Vojtěch Sucharda (6 January 1884, in Nová Paka – 31 October 1968, in Prague) was a Czech sculptor, woodcarver and puppeteer.
Sucharda was born into an artistic family as the son of sculptor Antonín Sucharda, Jr. (1843–1911). He was the brother of sculptor Stanislav Sucharda (1866–1916), artist Anna Boudová Suchardová (1870–1940), sculptor and puppeteer Bohuslav Sucharda (1878–1927) and painter Miroslava Suchardová (1889–1965).[1]
In 1913 Sucharda was invited to collaborate on plastics for the Koruna Palace at the Wenceslas Square. He made his possibly most important work, three monumental figures of soldiers, and the ornamental crown on the top. Sucharda was the founder of Prague's Říše Loutek Theatre ("Puppet Empire") in 1920, where all the Sucharda family had worked for almost forty years. He is known for restoring the wooden figures of the apostles on the Prague Astronomical Clock, which had been heavily damaged by enemy fire in mid-May 1945.[2]

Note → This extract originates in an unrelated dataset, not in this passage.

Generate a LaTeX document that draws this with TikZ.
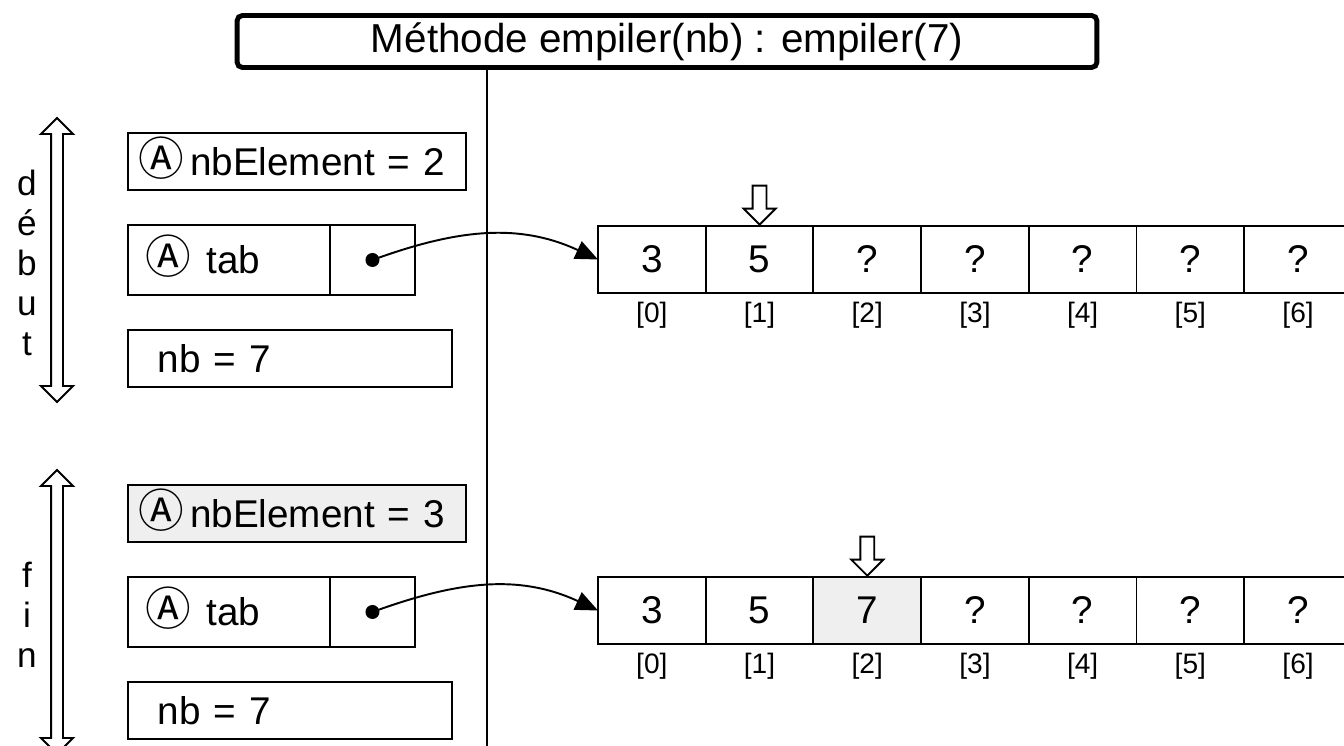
\documentclass[tikz,border=0pt]{standalone}
\usepackage{fontspec}
\setmainfont{Liberation Sans}
\newfontfamily\symbfont{Noto Sans CJK JP}
\usetikzlibrary{arrows.meta,positioning,shapes.arrows}
\definecolor{grisclair}{HTML}{EFEFEF}
\newcommand{\abst}{\smash{\symbfont\fontsize{26}{26}\selectfont Ⓐ}}

\begin{document}
\begin{tikzpicture}[x=0.02cm, y=-0.02cm,
    font=\fontsize{22}{26}\selectfont,
    titre/.style={rectangle, draw, line width=2.8pt, rounded corners=3pt,
      minimum width=17.2cm, minimum height=1.04cm, inner sep=0pt,
      font=\fontsize{23}{26}\selectfont},
    champ/.style={rectangle, draw, line width=1.1pt, minimum height=1.14cm,
      align=left, inner ysep=0pt, outer sep=0pt},
    cellule/.style={rectangle, draw, line width=1.1pt, minimum width=2.154cm,
      minimum height=1.34cm, inner sep=0pt, outer sep=0pt, anchor=north west},
    indice/.style={font=\fontsize{16}{18}\selectfont},
    point/.style={circle, fill=black, minimum size=0.28cm, inner sep=0pt},
    duree/.style={double arrow, draw, line width=1.1pt, fill=white, rotate=90,
      inner xsep=0pt, inner ysep=0.1cm, double arrow head extend=0.2cm,
      minimum height=5.68cm},
    curseur/.style={single arrow, draw, line width=1.1pt, fill=white, rotate=-90,
      inner xsep=0pt, inner ysep=0.12cm, single arrow head extend=0.18cm,
      minimum height=0.78cm, anchor=tip},
    lien/.style={-{Triangle[length=0.45cm, width=0.38cm]}, line width=1.1pt},
    etape/.style={align=center, font=\fontsize{20}{22.7}\selectfont}
  ]
    \clip (0,0) rectangle (1344,746);
    \fill[white] (0,0) rectangle (1344,746);

    \node[titre] (titre) at (667,41.5) {Méthode empiler(nb) : empiler(7)};
    \coordinate (bas) at (487,746);
    \draw[line width=1.1pt] (titre.south -| bas) -- (bas);

    % debut
    \node[duree] (fl1) at (57,260) {};
    \node[etape] (debut) at (27,263) {d\\é\\b\\u\\t};
    \node[champ, text width=6.36cm, inner xsep=0.2cm, anchor=north west]
      (nbe1) at (128,133) {\abst\,nbElement = 2};
    \node[champ, text width=3.32cm, inner xsep=0.36cm, minimum height=1.4cm,
      below right=0.7cm and 0cm of nbe1.south west] (tab1) {\abst\hspace{0.3cm}tab};
    \node[champ, minimum width=1.7cm, minimum height=1.4cm, right=0pt of tab1] (ref1) {};
    \node[point] (pt1) at (ref1.center) {};
    \node[champ, text width=5.28cm, inner xsep=0.6cm,
      below right=0.7cm and 0cm of tab1.south west] (nb1) {nb = 7};
    \foreach \v [count=\i from 0] in {3,5,?,?,?,?,?}
      \node[cellule] (ha\i) at ({598+107.7*\i},226) {\v};
    \foreach \i in {0,...,6}
      \node[indice] (ih\i) at ([yshift=-0.44cm]ha\i.south) {[\i]};
    \node[curseur] (c1) at (ha1.north) {};
    \draw[lien] (pt1.center) to[out=20, in=155] (ha0.west);

    % fin
    \node[duree] (fl2) at (57,612) {};
    \node[etape] (fin) at (27,615) {f\\i\\n};
    \node[champ, text width=6.36cm, inner xsep=0.2cm, anchor=north west,
      fill=grisclair] (nbe2) at (128,485) {\abst\,nbElement = 3};
    \node[champ, text width=3.32cm, inner xsep=0.36cm, minimum height=1.4cm,
      below right=0.7cm and 0cm of nbe2.south west] (tab2) {\abst\hspace{0.3cm}tab};
    \node[champ, minimum width=1.7cm, minimum height=1.4cm, right=0pt of tab2] (ref2) {};
    \node[point] (pt2) at (ref2.center) {};
    \node[champ, text width=5.28cm, inner xsep=0.6cm,
      below right=0.7cm and 0cm of tab2.south west] (nb2) {nb = 7};
    \foreach \v/\c [count=\i from 0] in {3/white,5/white,7/grisclair,?/white,?/white,?/white,?/white}
      \node[cellule, fill=\c] (ba\i) at ({598+107.7*\i},577) {\v};
    \foreach \i in {0,...,6}
      \node[indice] (ib\i) at ([yshift=-0.44cm]ba\i.south) {[\i]};
    \node[curseur] (c2) at (ba2.north) {};
    \draw[lien] (pt2.center) to[out=20, in=155] (ba0.west);
\end{tikzpicture}
\end{document}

Sucharda wrote a letter detailing the difficult conditions in Prague at the time, which he hid in a metal case inside the restored statue of the apostle St. Thomas. His hidden message was discovered 70 years later in 2018, when restorers noticed that one of the statues was heavier than the rest and an x-ray revealed the hidden message.[3]